Pour conclure cette semaine de nouvelles chansons d'ici, quoi de mieux qu'un album intitulé 'Chansons' ? C'est le troisième disque de la chanteuse Raphaële Lannadère, qui se fait appeler L, auquel Didier Varrod consacre son 'Pop & Co' .
Un piano, une harpe et un quatuor à cordes. Le décor est planté pour Raphaële Lannadère,elle qui s’appelle à nouveau L, et qui renoue dans cet album avec la vertu des chansons au pluriel. Des chansons de style, racées, comme lorsque Léo Ferré aimait confronter chimiquement sa culture classique à la poésie. Ainsi, L, pour évoquer une ville meurtrie par les attentats, préfère la métaphore : une femme, des escarpins, des hôtels de passe qui ressemblent à l'Hôtel Negresco. Tout ce qui fait qu’une ville est belle et libre. Le message de la chanson "Ta Ville" est d’autant plus clair qu’il est d’une douceur innoffensive.
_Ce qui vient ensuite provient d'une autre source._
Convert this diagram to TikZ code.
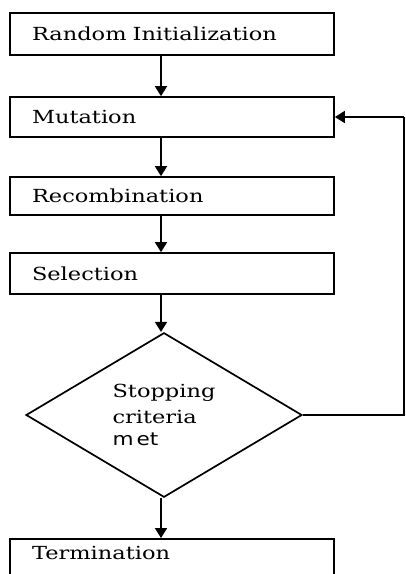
\documentclass[tikz,border=0pt]{standalone}
\usepackage{fontspec}
\setmainfont[FakeStretch=1.25]{DejaVu Serif}
\setsansfont[FakeStretch=1.2]{DejaVu Sans}
\usetikzlibrary{arrows.meta,shapes.geometric}
\begin{document}
\begin{tikzpicture}[x=1pt,y=-1pt,
  boxnode/.style={draw,line width=1.7pt,text width=280pt,align=left,inner xsep=22pt,inner ysep=0pt,font=\fontsize{18}{20}\selectfont},
  arr/.style={line width=1.7pt,-{Triangle[width=12pt,length=10pt]}},
  ln/.style={line width=1.7pt}]
\path[use as bounding box,clip] (0,0) rectangle (406,574);
\fill[white] (0,0) rectangle (406,574);
\node[boxnode,minimum height=42pt] (b1) at (172,34) {Random Initialization};
\node[boxnode,minimum height=40pt] (b2) at (172,117) {Mutation};
\node[boxnode,minimum height=38pt] (b3) at (172,196) {Recombination};
\node[boxnode,minimum height=41pt] (b4) at (172,273.5) {Selection};
\node[draw,line width=1.7pt,diamond,minimum width=276pt,minimum height=161pt,inner sep=0pt,align=left,font=\fontsize{18}{22.5}\selectfont] (d) at (164,415) {\raisebox{3pt}{Stopping}\\criteria\\{\sffamily m\,et}};
\node[boxnode,anchor=north,text height=13pt,text depth=40pt,inner ysep=8pt] (b5) at (172,538) {Termination};
\coordinate (a) at (161,0);
\coordinate (r) at (404,0);
\draw[arr] (b1.south -| a) -- (b2.north -| a);
\draw[arr] (b2.south -| a) -- (b3.north -| a);
\draw[arr] (b3.south -| a) -- (b4.north -| a);
\draw[arr] (b4.south -| a) -- (d.north -| a);
\draw[arr] (d.south -| a) -- (b5.north -| a);
\draw[ln] (d.east) -- (d.east -| r) -- (b2.east -| r);
\draw[arr] (b2.east -| r) -- (b2.east);
\end{tikzpicture}
\end{document}
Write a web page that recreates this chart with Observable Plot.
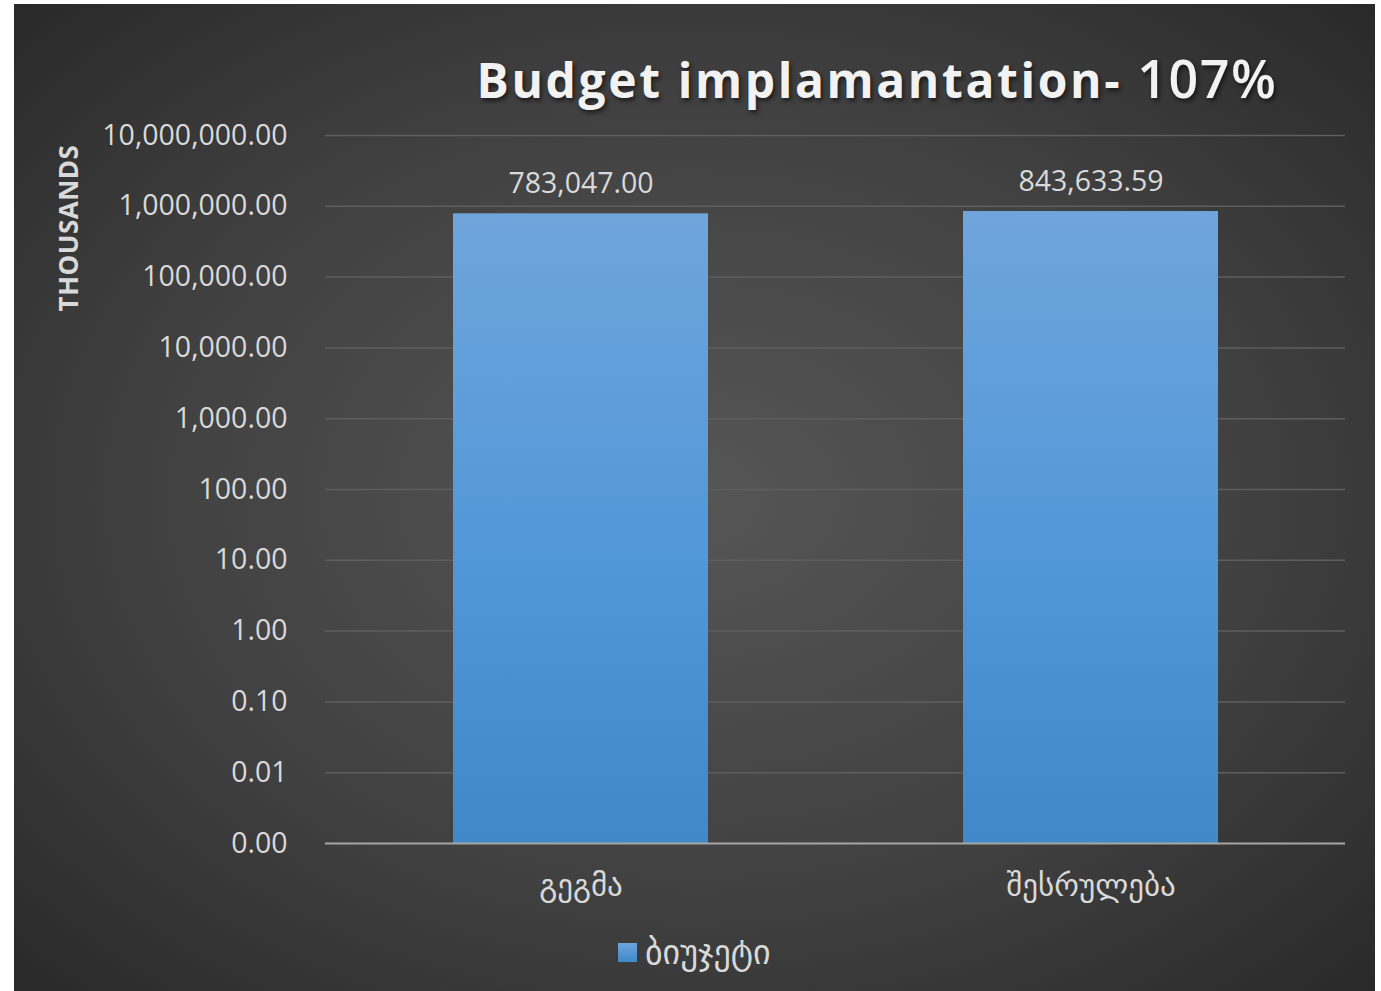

Ferré, encore lui, disait :
La poésie contemporaine ne chante plus. Elle rampe. Elle a cependant le privilège de la distinction : elle ne fréquente pas les mots malfamés.
C’est tout le sel de ces chansons majestueuses qui n’ont pas peur de leur exigence, de leur ambition, de leur affront intemporel et volontaire au son urbain dominant. Une caractéristique que l'on remarque parfaitement sur la chanson qui ouvre cet album, Chansons, et qui s'intitule "La Meuse". La Meuse, c’est la région dont L est originaire, et où l’on chantait tout le temps à la fin des repas, des chansons de Brel ou de Barbara. On lui demandait de chanter toute petite déjà, alors qu’il n’y avait pas de musiciens dans cette famille. Non pas pour exhiber son talent mais pour offrir un recueillement. D’où cette vision sacrée de la musique pour Raphaële Lannadère : la chanson possède en effet aujourd’hui pour L une fonction de communion, de catharsis, de mémoire, afin de guérir la mélancolie ou de prolonger un travail de deuil.
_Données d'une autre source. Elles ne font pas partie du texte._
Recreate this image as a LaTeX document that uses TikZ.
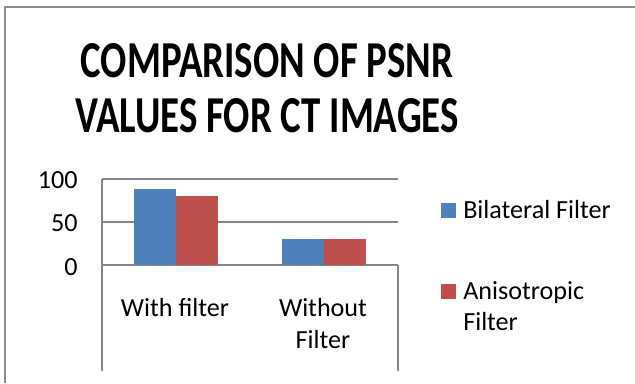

C'est ce qu’elle fait dans la chanson "Orlando" en évoquant l’attentat et la tuerie dans un club gay de Orlando, le rapprochant subtilement des exterminations d’Amérindiens dans la même région.
Pour cet album, Raphaële Lannadère dit qu’elle s’est laissée faire. L a effectivement fait confiance au tandem extraordinaire Clément Ducol et Maxime Le Guil qui ont délicatement et sobrement habillé ces chansons de cordes, matière de tulle et de voiles vaporeux, sensuels, qui structurent la voix mélancolique de L dans une lumière d’oiseau de feu. De la haute-couture.